Por: MAURICIO LAURENS |, 07 de Agosto del 2013 El tiempo.

De los territorios guajiros, marcados geográficamente por el desierto y sujetos al más estricto matriarcado, surgió la necesidad de retratar todo un sistema de reflexión donde «la mujer empieza a construirse y a pensarse como tal». 

En el calendario wayú de las comunidades guajiras colombovenezolanas, un año tiene 365 soles y 12 lunas. Con la primera menstruación, las niñas deben permanecer inmóviles y mudas en un chinchorro para después ser encerradas dentro del bohío recién construido y aislarse de sus respectivas rancherías por un año. Allí son atendidas por su madre y su abuela, aprenden a tejer y poco a poco valoran la responsabilidad de ser mujeres en una cultura ancestral, que lucha por no extinguirse y conservar sus valores étnicos.

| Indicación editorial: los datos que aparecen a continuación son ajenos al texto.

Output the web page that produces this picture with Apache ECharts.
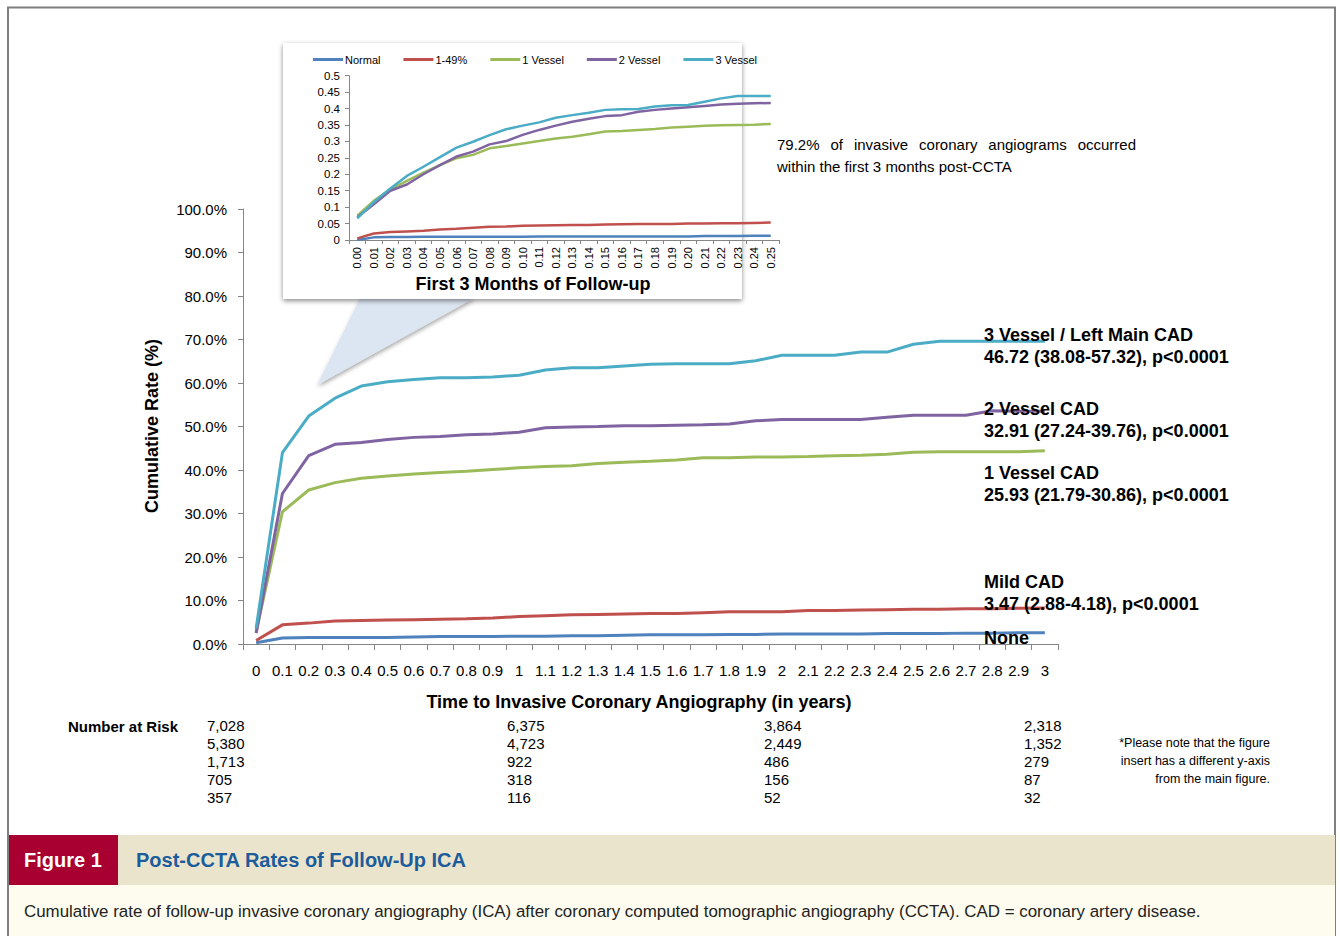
<!DOCTYPE html>
<html>
<head>
<meta charset="utf-8">
<title>Post-CCTA Rates of Follow-Up ICA</title>
<script src="https://cdn.jsdelivr.net/npm/echarts@6/dist/echarts.min.js"></script>
<style>
  html, body { margin: 0; padding: 0; background: #ffffff; }
  #chart { width: 1340px; height: 936px; }
</style>
</head>
<body>
<div id="chart"></div>
<script>
// ---- Main chart: follow-up time in years and cumulative rate (%) ----
const years = ['0','0.1','0.2','0.3','0.4','0.5','0.6','0.7','0.8','0.9','1','1.1','1.2','1.3','1.4','1.5',
               '1.6','1.7','1.8','1.9','2','2.1','2.2','2.3','2.4','2.5','2.6','2.7','2.8','2.9','3'];
const rateNone    = [0.3,1.4,1.5,1.5,1.5,1.5,1.6,1.7,1.7,1.7,1.8,1.8,1.9,1.9,2.0,2.1,2.1,2.1,2.2,2.2,2.3,2.3,2.3,2.3,2.4,2.4,2.4,2.5,2.5,2.6,2.6];
const rateMild    = [0.8,4.4,4.8,5.3,5.4,5.5,5.6,5.7,5.8,6.0,6.3,6.5,6.7,6.8,6.9,7.0,7.0,7.2,7.4,7.4,7.4,7.7,7.7,7.8,7.9,8.0,8.0,8.1,8.1,8.2,8.3];
const rateOneVes  = [2.8,30.4,35.4,37.1,38.1,38.6,39.1,39.4,39.7,40.1,40.5,40.8,41.0,41.5,41.8,42.0,42.3,42.8,42.8,43.0,43.0,43.1,43.3,43.4,43.6,44.1,44.2,44.2,44.2,44.2,44.4];
const rateTwoVes  = [2.5,34.6,43.3,45.9,46.3,47.0,47.5,47.7,48.1,48.3,48.7,49.7,49.9,50.0,50.2,50.2,50.3,50.4,50.6,51.3,51.6,51.6,51.6,51.6,52.1,52.6,52.6,52.6,53.6,53.5,53.5];
const rateThreeVes= [3.6,44.0,52.4,56.5,59.3,60.3,60.8,61.2,61.2,61.4,61.8,63.0,63.5,63.5,63.9,64.3,64.4,64.4,64.4,65.1,66.4,66.4,66.4,67.1,67.1,68.9,69.6,69.6,69.6,69.6,69.6];

// ---- Insert: first 3 months (proportion) ----
const months = ['0.00','0.01','0.02','0.03','0.04','0.05','0.06','0.07','0.08','0.09','0.10','0.11','0.12',
                '0.13','0.14','0.15','0.16','0.17','0.18','0.19','0.20','0.21','0.22','0.23','0.24','0.25'];
const earlyNormal = [0.000,0.008,0.009,0.009,0.010,0.010,0.010,0.010,0.010,0.010,0.010,0.011,0.011,0.011,0.011,0.011,0.011,0.011,0.011,0.011,0.011,0.012,0.012,0.012,0.013,0.013];
const earlyMild   = [0.005,0.020,0.024,0.026,0.028,0.032,0.034,0.037,0.040,0.041,0.043,0.044,0.045,0.046,0.046,0.047,0.048,0.049,0.049,0.049,0.050,0.050,0.051,0.051,0.052,0.053];
const earlyOne    = [0.074,0.119,0.154,0.180,0.205,0.228,0.249,0.259,0.279,0.286,0.294,0.301,0.309,0.314,0.322,0.330,0.332,0.335,0.338,0.342,0.345,0.348,0.349,0.350,0.351,0.353];
const earlyTwo    = [0.069,0.109,0.150,0.169,0.200,0.228,0.254,0.269,0.291,0.301,0.320,0.335,0.348,0.360,0.369,0.377,0.380,0.390,0.396,0.400,0.404,0.408,0.412,0.415,0.416,0.417];
const earlyThree  = [0.066,0.115,0.157,0.195,0.223,0.252,0.281,0.299,0.319,0.337,0.348,0.358,0.372,0.380,0.387,0.396,0.398,0.399,0.406,0.410,0.411,0.421,0.431,0.438,0.438,0.438];
const insetNames  = ['Normal','1-49%','1 Vessel','2 Vessel','3 Vessel'];

// ---- Number at risk table ----
const riskCol0 = ['7,028','5,380','1,713','705','357'];
const riskCol1 = ['6,375','4,723','922','318','116'];
const riskCol2 = ['3,864','2,449','486','156','52'];
const riskCol3 = ['2,318','1,352','279','87','32'];

// ---- Curve annotations (hazard ratios) ----
const annoLines = [
  ['3 Vessel / Left Main CAD', '46.72 (38.08-57.32), p<0.0001'],
  ['2 Vessel CAD', '32.91 (27.24-39.76), p<0.0001'],
  ['1 Vessel CAD', '25.93 (21.79-30.86), p<0.0001'],
  ['Mild CAD', '3.47 (2.88-4.18), p<0.0001'],
  ['None']
];
const noteLines = ['*Please note that the figure', 'insert has a different y-axis', 'from the main figure.'];
const insetNoteWords = ['79.2%','of','invasive','coronary','angiograms','occurred'];
const insetNote2 = 'within the first 3 months post-CCTA';

const colors = ['#4F81BD', '#C0504D', '#9BBB59', '#8064A2', '#4BACC6'];
const FONT = '"Liberation Sans", Arial, Helvetica, sans-serif';
const AXIS_GRAY = '#868686';

const chart = echarts.init(document.getElementById('chart'), null, { renderer: 'svg' });

function txt(text, x, y, size, opts) {
  opts = opts || {};
  return {
    type: 'text', z: opts.z != null ? opts.z : 50,
    rotation: opts.rotation || 0,
    x: x, y: y,
    style: {
      text: text,
      x: 0, y: 0,
      fill: opts.fill || '#000',
      font: (opts.bold ? 'bold ' : '') + size + 'px ' + FONT,
      align: opts.align || 'left',
      verticalAlign: 'middle'
    }
  };
}

// justified first line of the insert note
const measureCtx = document.createElement('canvas').getContext('2d');
measureCtx.font = '15px ' + FONT;
const noteLeft = 777, noteRight = 1136;
const wordWidths = insetNoteWords.map(w => measureCtx.measureText(w).width);
const wordGap = (noteRight - noteLeft - wordWidths.reduce((a, b) => a + b, 0)) / (insetNoteWords.length - 1);

const graphics = [];
// outer frame
graphics.push({ type: 'rect', z: 0, shape: { x: 8, y: 7.5, width: 1327, height: 935 },
  style: { fill: 'none', stroke: '#7f7f7f', lineWidth: 2 } });
// callout wedge and insert panel
graphics.push({ type: 'polygon', z: 1, shape: { points: [[360, 298], [474, 298], [317, 385]] },
  style: { fill: '#dce6f2', shadowBlur: 4, shadowOffsetX: 1, shadowOffsetY: 2, shadowColor: 'rgba(0,0,0,0.35)' } });
graphics.push({ type: 'rect', z: 1, shape: { x: 283, y: 43, width: 459, height: 256 },
  style: { fill: '#ffffff', shadowBlur: 5, shadowOffsetX: 0, shadowOffsetY: 2, shadowColor: 'rgba(0,0,0,0.45)' } });

// axis titles
graphics.push(txt('First 3 Months of Follow-up', 533, 284, 18, { bold: true, align: 'center' }));
graphics.push(txt('Time to Invasive Coronary Angiography (in years)', 639, 702, 18, { bold: true, align: 'center' }));
graphics.push(txt('Cumulative Rate (%)', 152, 426, 18, { bold: true, align: 'center', rotation: Math.PI / 2 }));

// insert note
let wx = noteLeft;
insetNoteWords.forEach((w, i) => {
  graphics.push(txt(w, wx, 144, 15));
  wx += wordWidths[i] + wordGap;
});
graphics.push(txt(insetNote2, 777, 166, 15));

// curve annotations
const annoY = [[335, 357], [409, 431], [473, 495], [582, 604], [638]];
annoLines.forEach((lines, i) => {
  lines.forEach((l, j) => graphics.push(txt(l, 984, annoY[i][j], 18, { bold: true, z: 60 })));
});

// number at risk
graphics.push(txt('Number at Risk', 68, 726, 15, { bold: true }));
const riskCols = [riskCol0, riskCol1, riskCol2, riskCol3];
const riskX = [207, 507, 764, 1024];
const rowY = [725, 743, 761, 779, 797];
riskCols.forEach((col, c) => col.forEach((v, r) => graphics.push(txt(v, riskX[c], rowY[r], 15))));
noteLines.forEach((l, i) => graphics.push(txt(l, 1270, 743 + 18 * i, 12.5, { align: 'right' })));

// figure footer
graphics.push({ type: 'rect', z: 2, shape: { x: 9, y: 835, width: 1326, height: 50 }, style: { fill: '#ebe4cd' } });
graphics.push({ type: 'rect', z: 2, shape: { x: 9, y: 835, width: 109, height: 50 }, style: { fill: '#a80030' } });
graphics.push({ type: 'rect', z: 2, shape: { x: 9, y: 885, width: 1326, height: 51 }, style: { fill: '#fefcee' } });
graphics.push(txt('Figure 1', 24, 860, 20, { bold: true, fill: '#ffffff' }));
graphics.push(txt('Post-CCTA Rates of Follow-Up ICA', 136, 860, 20, { bold: true, fill: '#1c5c9b' }));
graphics.push(txt('Cumulative rate of follow-up invasive coronary angiography (ICA) after coronary computed tomographic angiography (CCTA). CAD = coronary artery disease.', 24, 911, 16.9, { fill: '#222' }));

function lineSeries(name, data, gridIdx, color, width, z) {
  return {
    name: name, type: 'line', data: data,
    xAxisIndex: gridIdx, yAxisIndex: gridIdx,
    showSymbol: false, symbol: 'none', smooth: false, z: z,
    lineStyle: { color: color, width: width },
    itemStyle: { color: color },
    emphasis: { disabled: true },
    animation: false
  };
}

const option = {
  backgroundColor: '#ffffff',
  animation: false,
  textStyle: { fontFamily: FONT },
  legend: {
    data: insetNames,
    left: 313, top: 54, padding: 0,
    icon: 'rect', itemWidth: 30, itemHeight: 3, itemGap: 23,
    textStyle: { fontSize: 11, color: '#000', padding: [0, 0, 0, -3] },
    z: 10
  },
  grid: [
    { left: 243, top: 209, width: 815, height: 435, containLabel: false },
    { left: 349, top: 75.7, width: 430, height: 164.3, containLabel: false, z: 5 }
  ],
  xAxis: [
    {
      type: 'category', gridIndex: 0, data: years, boundaryGap: true,
      axisLine: { lineStyle: { color: AXIS_GRAY, width: 1 } },
      axisTick: { show: true, length: 6, alignWithLabel: false, lineStyle: { color: AXIS_GRAY } },
      axisLabel: { interval: 0, margin: 19, fontSize: 15, color: '#000' },
      splitLine: { show: false }
    },
    {
      type: 'category', gridIndex: 1, data: months, boundaryGap: true, z: 6,
      axisLine: { lineStyle: { color: AXIS_GRAY, width: 1 } },
      axisTick: { show: true, length: 4, alignWithLabel: false, lineStyle: { color: AXIS_GRAY } },
      axisLabel: { interval: 0, rotate: 90, margin: 7, fontSize: 11, color: '#000' },
      splitLine: { show: false }
    }
  ],
  yAxis: [
    {
      type: 'value', gridIndex: 0, min: 0, max: 100, interval: 10,
      axisLine: { show: true, lineStyle: { color: AXIS_GRAY, width: 1 } },
      axisTick: { show: true, length: 5, lineStyle: { color: AXIS_GRAY } },
      axisLabel: { margin: 16, fontSize: 15, color: '#000', formatter: v => v.toFixed(1) + '%' },
      splitLine: { show: false }
    },
    {
      type: 'value', gridIndex: 1, min: 0, max: 0.5, interval: 0.05, z: 6,
      axisLine: { show: true, lineStyle: { color: AXIS_GRAY, width: 1 } },
      axisTick: { show: true, length: 4, lineStyle: { color: AXIS_GRAY } },
      axisLabel: { margin: 9, fontSize: 11.5, color: '#000', formatter: v => String(+v.toFixed(2)) },
      splitLine: { show: false }
    }
  ],
  series: [
    lineSeries('None', rateNone, 0, colors[0], 3, 3),
    lineSeries('Mild CAD', rateMild, 0, colors[1], 3, 3),
    lineSeries('1 Vessel CAD', rateOneVes, 0, colors[2], 3, 3),
    lineSeries('2 Vessel CAD', rateTwoVes, 0, colors[3], 3, 3),
    lineSeries('3 Vessel / Left Main CAD', rateThreeVes, 0, colors[4], 3, 3),
    lineSeries(insetNames[0], earlyNormal, 1, colors[0], 2.5, 7),
    lineSeries(insetNames[1], earlyMild, 1, colors[1], 2.5, 7),
    lineSeries(insetNames[2], earlyOne, 1, colors[2], 2.5, 7),
    lineSeries(insetNames[3], earlyTwo, 1, colors[3], 2.5, 7),
    lineSeries(insetNames[4], earlyThree, 1, colors[4], 2.5, 7)
  ],
  graphic: { elements: graphics }
};

chart.setOption(option);
</script>
</body>
</html>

De los territorios guajiros, marcados geográficamente por el desierto y sujetos al más estricto matriarcado, surgió la necesidad de retratar todo un sistema de reflexión donde “la mujer empieza a construirse y a pensarse como tal”. A partir de la historia de una niña indígena de Maicao (Filia Rosa), el espectador asiste a una sucesión de jornadas calurosas en el proceso de aprendizaje, que abandona la risa y los juegos infantiles para explorar una nueva condición femenina de respeto y dignidad. Ella misma sirve como ejemplo de actitud o perseverancia frente a sus compañeras.

Priscila Padilla, directora y guionista, egresada del Conservatorio Libre del Cine (de París), le hizo un seguimiento riguroso al ritual hereditario que tiende a desaparecer entre las jovencitas llamadas majayut. El resultado es un valioso documental etnográfico de largometraje, que preserva la estética de lo real y rescata el método antropológico de la observación participante. Se traza la estrecha convivencia del equipo técnico, integrado por mujeres en su mayoría, con el conocimiento consecutivo de faenas y tradiciones propias.

Autora del interesante largometraje Nacimos el 31 de diciembre –sin distribución–, Padilla relata la tardía cedulación de una población marginada, que, al ignorar el idioma castellano, fue sometida a cambios insólitos en sus nombres y apellidos, además de otorgársele una misma fecha de nacimiento. Padilla rescató la importancia del palabrero o conciliador, que rige las dotes matrimoniales, en donde la riqueza de una esposa se mide en chivos, ganado y collares. También, el rol que juegan los tíos maternos como depositarios de la educación de sus sobrinos y la compensación que reciben de estos últimos cuando se enferman o ingresan a la vejez.